Nell’arcipelago emotivo della crescita la rabbia nei bambini può arrivare come un’onda improvvisa. A volte è esplosiva, altre volte resta chiusa dentro in silenzio. Ed è proprio attraverso la reazione rabbiosa che il bambino comunica il suo malcontento. Possiamo allora immaginare questa emozione come la punta di un iceberg che cela un senso di frustrazione profonda dei propri desideri e aspettative nella relazione.Ma cos’è che fa arrabbiare un bambino? Le situazioni che possono generare la sua collera sono svariate e cambiano in relazione al periodo evolutivo. Può essere la mancata soddisfazione immediata di un bisogno (come il cibo che arriva più tardi rispetto alla fame), l’impossibilità di fare ciò che si vuole o non sentirsi capiti e ascoltati. La tolleranza alla frustrazione si apprende nel tempo e permette di dare il giusto peso a ciò che accade, facendo leva sul senso di realtà.
Il bambino attraverso gli scambi con i genitori fondati sulla reciprocità e la sintonizzazione affettiva, impara a comprendere e regolare le proprie emozioni. Per mezzo del linguaggio sia implicito (sorriso, pianto, grida) che esplicito, comunica se sente appropriata o meno l’interazione, al fine di raggiungere un equilibrio tra i propri bisogni e quelli degli altri. Attraverso la risposta funzionale del genitore ai segnali emotivi del figlio, questi può sperimentare una regolazione di sé e dell’interazione. A sua volta attraverso la reazione del bambino il genitore può capire come autoregolarsi. Certo i momenti di rottura della sintonizzazione non mancano, ma è proprio nella misura in cui può esserci un’ esperienza di riparazione successiva che il bambino arriva ad interiorizzare una rappresentazione della relazione come spazio sicuro nel quale esprimere le emozioni e gestire il conflitto.
Premesso che ad ogni età i bambini sviluppano le proprie peculiari modalità di comunicare e di opporsi, dai due anni le proteste iniziano a svincolarsi dalle situazioni di bisogno in cui inizialmente sono nate, per essere estese anche ad altre circostanze. L’acquisizione del linguaggio ha un impatto fondamentale sulla capacità del bambino di regolare le emozioni anche spiacevoli. Riconoscendo e comunicando i propri sentimenti nella relazione con i coetanei e altri adulti di riferimento, può ricevere un feedback sulle proprie emozioni e imparare a gestirle. La capacità di rappresentare e dare senso alle esperienze soggettive, oltre che a sviluppare una tolleranza affettiva, consente una crescita della consapevolezza di stati emotivi più complessi e differenziati. Il bambino fa così esperienza che si può sopravvivere alla rabbia più intollerabile, accettando i momenti di insoddisfazione.

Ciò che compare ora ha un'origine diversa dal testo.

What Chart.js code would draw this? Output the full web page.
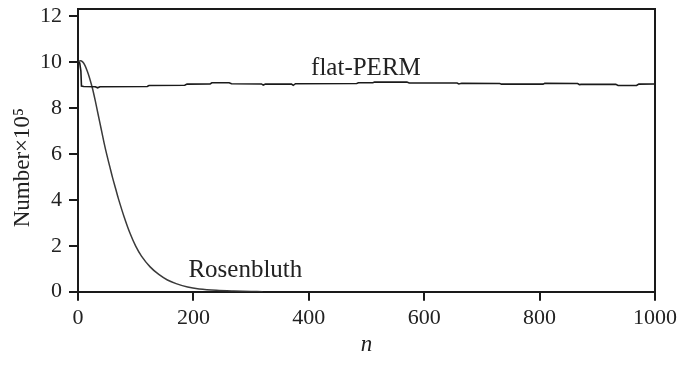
<!DOCTYPE html>
<html>
<head>
<meta charset="utf-8">
<script src="https://cdn.jsdelivr.net/npm/chart.js@4.4.1/dist/chart.umd.min.js"></script>
<style>
  html, body { margin: 0; padding: 0; background: #fff; }
  #wrap { width: 677px; height: 365px; }
</style>
</head>
<body>
<div id="wrap"><canvas id="c" width="677" height="365"></canvas></div>
<script>
// ---- data ----
const xTicks = [0, 200, 400, 600, 800, 1000];
const yTicks = [0, 2, 4, 6, 8, 10, 12];

const flatN = [0, 3, 5, 6, 10, 30, 34, 38, 120, 123, 185, 189, 229, 232, 262, 266, 318, 321, 325, 370, 373, 377, 483, 486, 511, 514, 570, 574, 657, 660, 665, 731, 734, 806, 809, 866, 869, 872, 932, 936, 968, 972, 1000];
const flatV = [10.0, 9.95, 9.6, 8.95, 8.93, 8.92, 8.87, 8.92, 8.93, 8.97, 8.98, 9.03, 9.04, 9.09, 9.09, 9.05, 9.04, 8.99, 9.04, 9.03, 8.98, 9.05, 9.06, 9.09, 9.09, 9.12, 9.12, 9.08, 9.08, 9.04, 9.07, 9.06, 9.03, 9.03, 9.07, 9.06, 9.01, 9.02, 9.02, 8.97, 8.97, 9.03, 9.04];

const roseN = [0, 4, 8, 12, 16, 20, 25, 30, 35, 40, 45, 50, 55, 60, 65, 70, 80, 90, 100, 110, 125, 140, 155, 170, 190, 210, 240, 270, 300, 320];
const roseV = [10.0, 10.05, 10.0, 9.85, 9.6, 9.3, 8.85, 8.3, 7.7, 7.1, 6.5, 5.95, 5.45, 4.95, 4.5, 4.05, 3.25, 2.55, 1.98, 1.55, 1.08, 0.75, 0.51, 0.35, 0.2, 0.12, 0.06, 0.03, 0.01, 0.0];

const seriesNames = ["flat-PERM", "Rosenbluth"];

// ---- build chart ----
const FONT = "'Liberation Serif', 'DejaVu Serif', serif";
const INK = '#1a1a1a';
const toPts = (xs, ys) => xs.map((x, i) => ({ x: x, y: ys[i] }));

const labelPos = [
  { text: seriesNames[0], n: 499, v: 9.42 },
  { text: seriesNames[1], n: 290, v: 0.65 }
];

const framePlugin = {
  id: 'frame',
  afterDraw(chart) {
    const { ctx, chartArea: a } = chart;
    ctx.save();
    ctx.strokeStyle = INK;
    ctx.lineWidth = 2;
    ctx.beginPath();
    ctx.moveTo(a.left, a.top);
    ctx.lineTo(a.right, a.top);
    ctx.lineTo(a.right, a.bottom);
    ctx.stroke();
    ctx.restore();
  },
  afterDatasetsDraw(chart) {
    const { ctx, scales } = chart;
    ctx.save();
    ctx.fillStyle = '#222';
    ctx.font = "25px " + FONT;
    ctx.textAlign = 'center';
    ctx.textBaseline = 'alphabetic';
    labelPos.forEach(l => {
      ctx.fillText(l.text, scales.x.getPixelForValue(l.n), scales.y.getPixelForValue(l.v));
    });
    ctx.restore();
  }
};

new Chart(document.getElementById('c'), {
  type: 'line',
  data: {
    datasets: [
      { label: seriesNames[0], data: toPts(flatN, flatV), borderColor: INK, borderWidth: 1.6, pointRadius: 0, tension: 0, fill: false },
      { label: seriesNames[1], data: toPts(roseN, roseV), borderColor: '#3a3a3a', borderWidth: 1.5, pointRadius: 0, tension: 0.3, fill: false }
    ]
  },
  options: {
    responsive: false,
    animation: false,
    devicePixelRatio: 1,
    layout: { padding: { left: 0, right: 22, top: 9, bottom: 0 } },
    plugins: { legend: { display: false }, tooltip: { enabled: false } },
    scales: {
      x: {
        type: 'linear', min: 0, max: 1000,
        afterBuildTicks: s => { s.ticks = xTicks.map(v => ({ value: v })); },
        afterFit: s => { s.height = 73.3; s.paddingRight = 0; s.paddingLeft = 0; },
        grid: { drawOnChartArea: false, drawTicks: true, tickLength: 9, color: INK, lineWidth: 2 },
        border: { display: true, color: INK, width: 2 },
        ticks: { color: '#222', font: { family: FONT, size: 22 }, padding: 4, maxRotation: 0, autoSkip: false, callback: v => String(v) },
        title: { display: true, text: 'n', color: '#222', font: { family: FONT, size: 23, style: 'italic' }, padding: { top: 0, bottom: 6 } }
      },
      y: {
        type: 'linear', min: 0, max: 12.3,
        afterBuildTicks: s => { s.ticks = yTicks.map(v => ({ value: v })); },
        afterFit: s => { s.width = 78; s.paddingTop = 0; s.paddingBottom = 0; },
        grid: { drawOnChartArea: false, drawTicks: true, tickLength: 9, color: INK, lineWidth: 2 },
        border: { display: true, color: INK, width: 2 },
        ticks: { color: '#222', font: { family: FONT, size: 22 }, padding: 7, autoSkip: false, callback: v => String(v) },
        title: { display: true, text: 'Number\u00D710\u2075      ', color: '#222', font: { family: FONT, size: 23 }, padding: { top: 9, bottom: 0 } }
      }
    }
  },
  plugins: [framePlugin]
});
</script>
</body>
</html>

Poiché la regolazione emotiva è un processo reciproco della relazione, è importante considerare anche come i genitori vivono una reazione rabbiosa del figlio. La rabbia infatti sembra essere una delle manifestazioni che li spaventa di più. Spesso possono cercare di evitarla o reagire con altrettanta collera. Quando per il bambino diventa incontenibile ed è eccessivamente agita, il genitore può sperimentare una maggiore difficoltà nell’ascoltare e riflettere su ciò che sta accadendo. In altri casi, se il bambino rivolge la rabbia solo su di sé e non riesce ad esprimerla, può essere difficile cogliere il segnale di un disagio. E’ importante considerare che l’espressione della rabbia rimanda anche alla possibilità di comunicare all’altro un proprio bisogno. Spesso i bambini esprimono la propria frustrazione alle persone a cui si sentono più legate, poiché è proprio da loro che si aspettano di essere accolti e compresi.
Questo apre la possibilità di uno spazio di trattativa per comunicare le rispettive aspettative. La negoziazione reciproca tra genitori e figli, è un modo per cercare di volta in volta un diverso livello di sintonizzazione, attraverso rotture e riparazioni. Restituire un senso alla rabbia può essere allora un tentativo di recupero dei singificati che vi sono dietro, anche quando sono difficili da comprendere. Attraverso questo processo il bambino può fare esperienza della possiiblità di una relativizzazione dei propri bisogni, della tolleranza alla frustrazione, e della apertura alla diversità nella relazione con l’altro.